══ Given data

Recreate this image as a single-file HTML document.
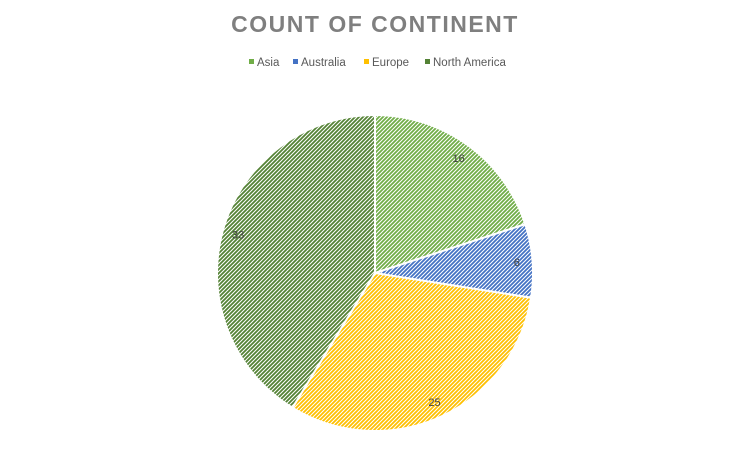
<!DOCTYPE html>
<html><head><meta charset="utf-8"><style>
body{margin:0;background:#fff;}
svg{display:block;font-family:"Liberation Sans",sans-serif;}
</style></head><body>
<svg id="c" width="750" height="474" viewBox="0 0 750 474">
<defs id="defs"></defs>
<text x="375" y="32" text-anchor="middle" font-size="23" font-weight="bold" fill="#7f7f7f" letter-spacing="1.5">COUNT OF CONTINENT</text>
<g id="legend"></g>
<g id="slices"></g>
<g id="labels"></g>
</svg>
<script>
const categories=["Asia","Australia","Europe","North America"];
const values=[16,6,25,33];
const colors=["#70ad47","#4472c4","#ffc000","#548235"];
const NS="http://www.w3.org/2000/svg";
const cx=375,cy=273,r=158;
const defs=document.getElementById('defs');
colors.forEach((col,i)=>{
  const p=document.createElementNS(NS,'pattern');
  p.setAttribute('id','h'+i);p.setAttribute('width','4');p.setAttribute('height','4');
  p.setAttribute('patternUnits','userSpaceOnUse');
  p.innerHTML=`<rect width="4" height="4" fill="#fff"/><path d="M-1,1L1,-1M0,4L4,0M3,5L5,3" stroke="${col}" stroke-width="1.8"/>`;
  defs.appendChild(p);
});
const total=values.reduce((a,b)=>a+b,0);
let a0=-Math.PI/2;
const sg=document.getElementById('slices'),lg=document.getElementById('labels');
values.forEach((v,i)=>{
  const a1=a0+v/total*2*Math.PI;
  const x0=cx+r*Math.cos(a0),y0=cy+r*Math.sin(a0),x1=cx+r*Math.cos(a1),y1=cy+r*Math.sin(a1);
  const large=(a1-a0)>Math.PI?1:0;
  const path=document.createElementNS(NS,'path');
  path.setAttribute('d',`M${cx},${cy}L${x0},${y0}A${r},${r} 0 ${large} 1 ${x1},${y1}Z`);
  path.setAttribute('fill',`url(#h${i})`);
  path.setAttribute('stroke','#fff');path.setAttribute('stroke-width','2');
  
  
  sg.appendChild(path);
  const am=(a0+a1)/2,lr=r*0.9;
  const t=document.createElementNS(NS,'text');
  t.setAttribute('x',cx+lr*Math.cos(am));t.setAttribute('y',cy+lr*Math.sin(am)+4);
  t.setAttribute('text-anchor','middle');t.setAttribute('font-size','11');t.setAttribute('fill','#404040');
  t.textContent=v;
  
  
  lg.appendChild(t);
  a0=a1;
});
const leg=document.getElementById('legend');
const lx=[249,293,364,425];
categories.forEach((c,i)=>{
  const g=document.createElementNS(NS,'g');
  
  
  g.innerHTML=`<rect x="${lx[i]}" y="59" width="5" height="5" fill="${colors[i]}"/><text x="${lx[i]+8}" y="66" font-size="11.5" fill="#595959">${c}</text>`;
  leg.appendChild(g);
});
</script>
</body></html>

════

=== Given problem ===
Every line above should be returned exactly; the pictures stay out.

=== Exercise solution ===
Recreate this image as a single-file HTML document.
<!DOCTYPE html>
<html><head><meta charset="utf-8"><style>
body{margin:0;background:#fff;}
svg{display:block;font-family:"Liberation Sans",sans-serif;}
</style></head><body>
<svg id="c" width="750" height="474" viewBox="0 0 750 474">
<defs id="defs"></defs>
<text x="375" y="32" text-anchor="middle" font-size="23" font-weight="bold" fill="#7f7f7f" letter-spacing="1.5">COUNT OF CONTINENT</text>
<g id="legend"></g>
<g id="slices"></g>
<g id="labels"></g>
</svg>
<script>
const categories=["Asia","Australia","Europe","North America"];
const values=[16,6,25,33];
const colors=["#70ad47","#4472c4","#ffc000","#548235"];
const NS="http://www.w3.org/2000/svg";
const cx=375,cy=273,r=158;
const defs=document.getElementById('defs');
colors.forEach((col,i)=>{
  const p=document.createElementNS(NS,'pattern');
  p.setAttribute('id','h'+i);p.setAttribute('width','4');p.setAttribute('height','4');
  p.setAttribute('patternUnits','userSpaceOnUse');
  p.innerHTML=`<rect width="4" height="4" fill="#fff"/><path d="M-1,1L1,-1M0,4L4,0M3,5L5,3" stroke="${col}" stroke-width="1.8"/>`;
  defs.appendChild(p);
});
const total=values.reduce((a,b)=>a+b,0);
let a0=-Math.PI/2;
const sg=document.getElementById('slices'),lg=document.getElementById('labels');
values.forEach((v,i)=>{
  const a1=a0+v/total*2*Math.PI;
  const x0=cx+r*Math.cos(a0),y0=cy+r*Math.sin(a0),x1=cx+r*Math.cos(a1),y1=cy+r*Math.sin(a1);
  const large=(a1-a0)>Math.PI?1:0;
  const path=document.createElementNS(NS,'path');
  path.setAttribute('d',`M${cx},${cy}L${x0},${y0}A${r},${r} 0 ${large} 1 ${x1},${y1}Z`);
  path.setAttribute('fill',`url(#h${i})`);
  path.setAttribute('stroke','#fff');path.setAttribute('stroke-width','2');
  
  
  sg.appendChild(path);
  const am=(a0+a1)/2,lr=r*0.9;
  const t=document.createElementNS(NS,'text');
  t.setAttribute('x',cx+lr*Math.cos(am));t.setAttribute('y',cy+lr*Math.sin(am)+4);
  t.setAttribute('text-anchor','middle');t.setAttribute('font-size','11');t.setAttribute('fill','#404040');
  t.textContent=v;
  
  
  lg.appendChild(t);
  a0=a1;
});
const leg=document.getElementById('legend');
const lx=[249,293,364,425];
categories.forEach((c,i)=>{
  const g=document.createElementNS(NS,'g');
  
  
  g.innerHTML=`<rect x="${lx[i]}" y="59" width="5" height="5" fill="${colors[i]}"/><text x="${lx[i]+8}" y="66" font-size="11.5" fill="#595959">${c}</text>`;
  leg.appendChild(g);
});
</script>
</body></html>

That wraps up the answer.